This page contains proposed collaborative projects for 2017. If you see a project that you’re interested in, please send an email to [email protected] with a CV and/or portfolio and a statement of how you expect to contribute. If you don’t see a project that piques your interest but would still like to pursue a collaborative project, send an email with a sufficiently detailed description of your proposed project.
When collaborative projects are in progress, this page will contain project summaries and updates.

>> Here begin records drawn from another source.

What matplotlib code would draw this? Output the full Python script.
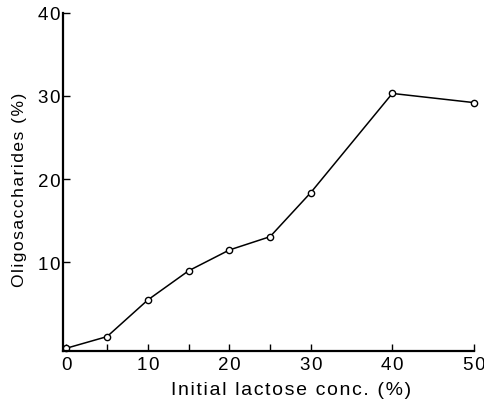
import matplotlib
matplotlib.use("Agg")
import matplotlib.pyplot as plt

# initial lactose (%) vs oligosaccharides formed (%)
lactose = [0, 5, 10, 15, 20, 25, 30, 40, 50]
oligo = [-0.3, 1.1, 5.5, 9.0, 11.5, 13.1, 18.4, 30.3, 29.2]

y_ticks = [10, 20, 30, 40]
x_labels = [0, 10, 20, 30, 40, 50]

plt.rcParams['font.family'] = ['Liberation Sans', 'DejaVu Sans']


def spaced(s, gap='\u200a'):
    # the scanned figure uses loose letter spacing
    return gap.join(s)


fig = plt.figure(figsize=(4.85, 4.02), dpi=100)
ax = fig.add_axes([0.13, 0.125, 0.847, 0.841])

ax.plot(lactose, oligo, '-o', color='black', lw=1.1, ms=4.5,
        mfc='white', mec='black', mew=1.0, clip_on=False)

ax.set_xlim(-0.4, 50)
ax.set_ylim(-0.6, 40)

# ticks sit at the measured concentrations, labels only every 10
ax.set_xticks(lactose)
ax.set_xticklabels([spaced(str(v)) if v in x_labels else '' for v in lactose])
ax.set_yticks(y_ticks)
ax.set_yticklabels([spaced(str(v)) for v in y_ticks])

ax.tick_params(direction='in', length=5, width=1.0, labelsize=13.5, pad=4)
ax.tick_params(axis='y', pad=2)

for side in ['top', 'right']:
    ax.spines[side].set_visible(False)
for side in ['left', 'bottom']:
    ax.spines[side].set_linewidth(1.6)

ax.set_xlabel(spaced('Initial lactose conc. (%)'), fontsize=14)
ax.set_ylabel(spaced('Oligosaccharides (%)'), fontsize=12.5)
ax.xaxis.set_label_coords(0.555, -0.088)
ax.yaxis.set_label_coords(-0.087, 0.48)

plt.savefig('out.png', dpi=100)
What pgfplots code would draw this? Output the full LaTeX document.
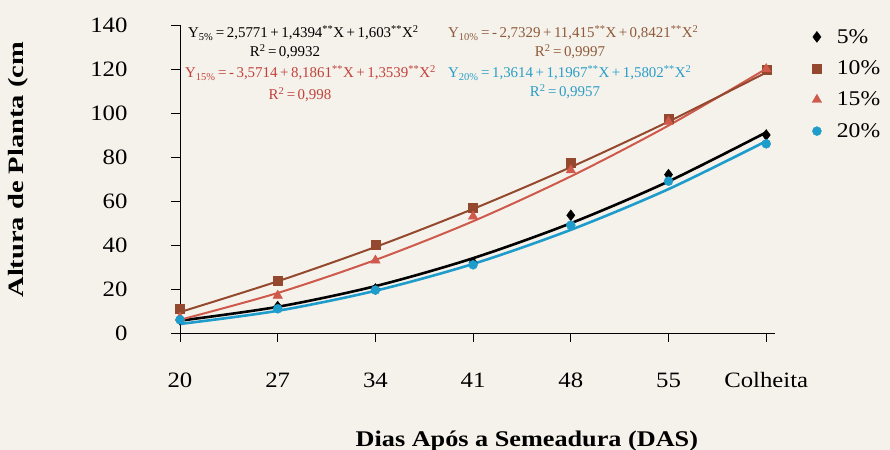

Draft valuation from perspectives of organization behaviors and player performance
Summary: In North American and Australian professional sports leagues, clubs have the opportunity to select amateur talent through a draft system. A draft pick is an asset that can be exercised, traded, or discarded. Understanding a draft pick’s absolute or relative value can inform trading decisions and selections. It might also be possible to identify and exploit market inefficiencies by understanding the difference between draft valuations as a result of club trading behaviors and valuations that are derived from on-field performance of previously drafted players. Most research has focused on the latter (Swartz et al (2013), Bohrmann (2015), Hamilton (2016)), but there’s not as much research on the former (Cade and Massey (2004)) and almost none that combined the two perspectives. Possible research directions include the formulation of valuation models that involve league-specific transactions, identification of differences between actual and perceived draft values, or a comparative study of draft valuation between leagues in a single country or between countries. This project could benefit from a collaborator with experience in econometrics or finance.
(Near-)Optimal construction of team squads to maximize potential team performance
Summary: Portfolio optimization is a major problem in quantitative finance — selecting the best allocation of bonds, equities, and other assets to maximize investment targets. It might be possible to view a football team in the same way: what is the best way to construct a winning squad? Moreover, what is the best way to construct a winning squad given constraints such as salary caps, multiple player acquisition paths, and different colors of money to credit salary expenditures against the cap? How did previous winning teams build their squads? Are there any similarities that can be exploited? A true optimal solution may not be feasible — are there heuristics that can achieve a near-optimal result? Doug Fearing’s winning SSAC paper from 2013 could serve as a springboard for this research.
Applying Natural Language Processing to football analysis
Summary: Natural Language Processing (NLP) is the application of computational linguistics, computer science, and artificial intelligence to understanding and interacting with human language. There are some obvious applications of NLP to football, such as sentiment analysis of players and managers by parsing formal or informal text, or detecting target words (e.g. “injury”, “strain”, or “sacked”) to automatically generate data relevant to personnel. The objective of this research is to apply NLP concepts to football analysis in novel ways, motivated by Andrew Miller’s CASSIS talk in 2016. Statistical language models use large amounts of text or conversational speech to identify which words are likely to follow certain words or phrases. Is there a greater probability of certain plays or motions occurring than others in football given a previous sequence? Can we use such models to determine how predictable players or teams are?
Creating Jupyter dashboards for match analytics reporting
Summary: Project Jupyter is a collaborative open-source initiative to create interactive tools for data science and scientific computing across all programming languages. Its major tools are the Jupyter Notebook, which is a web application that allows the sharing of documents that combine code, text, and media, and JupyterHub, which is a multi-user version of the Notebook. Currently, match analytics are communicated to end-users through static graphics that are either stand-alone or part of a printed report. There are solutions by commercial companies that add interactivity to match reporting, but it appears that the tools are now in place to create an open-source match analytics dashboard/reporting application. Such an application would interact with match databases and analytics libraries to create interactive visualizations of individual and team performance. How would this application be designed? Can we create a suite of specialized widgets for match reporting? How do we manage access privileges? And most importantly, how would such a project be deployed in an organization and what infrastructure is required?
It’s possible that results of such an effort could be published in a journal, but it’s most likely that the user conferences for Jupyter and sports analytics are better venues to present software.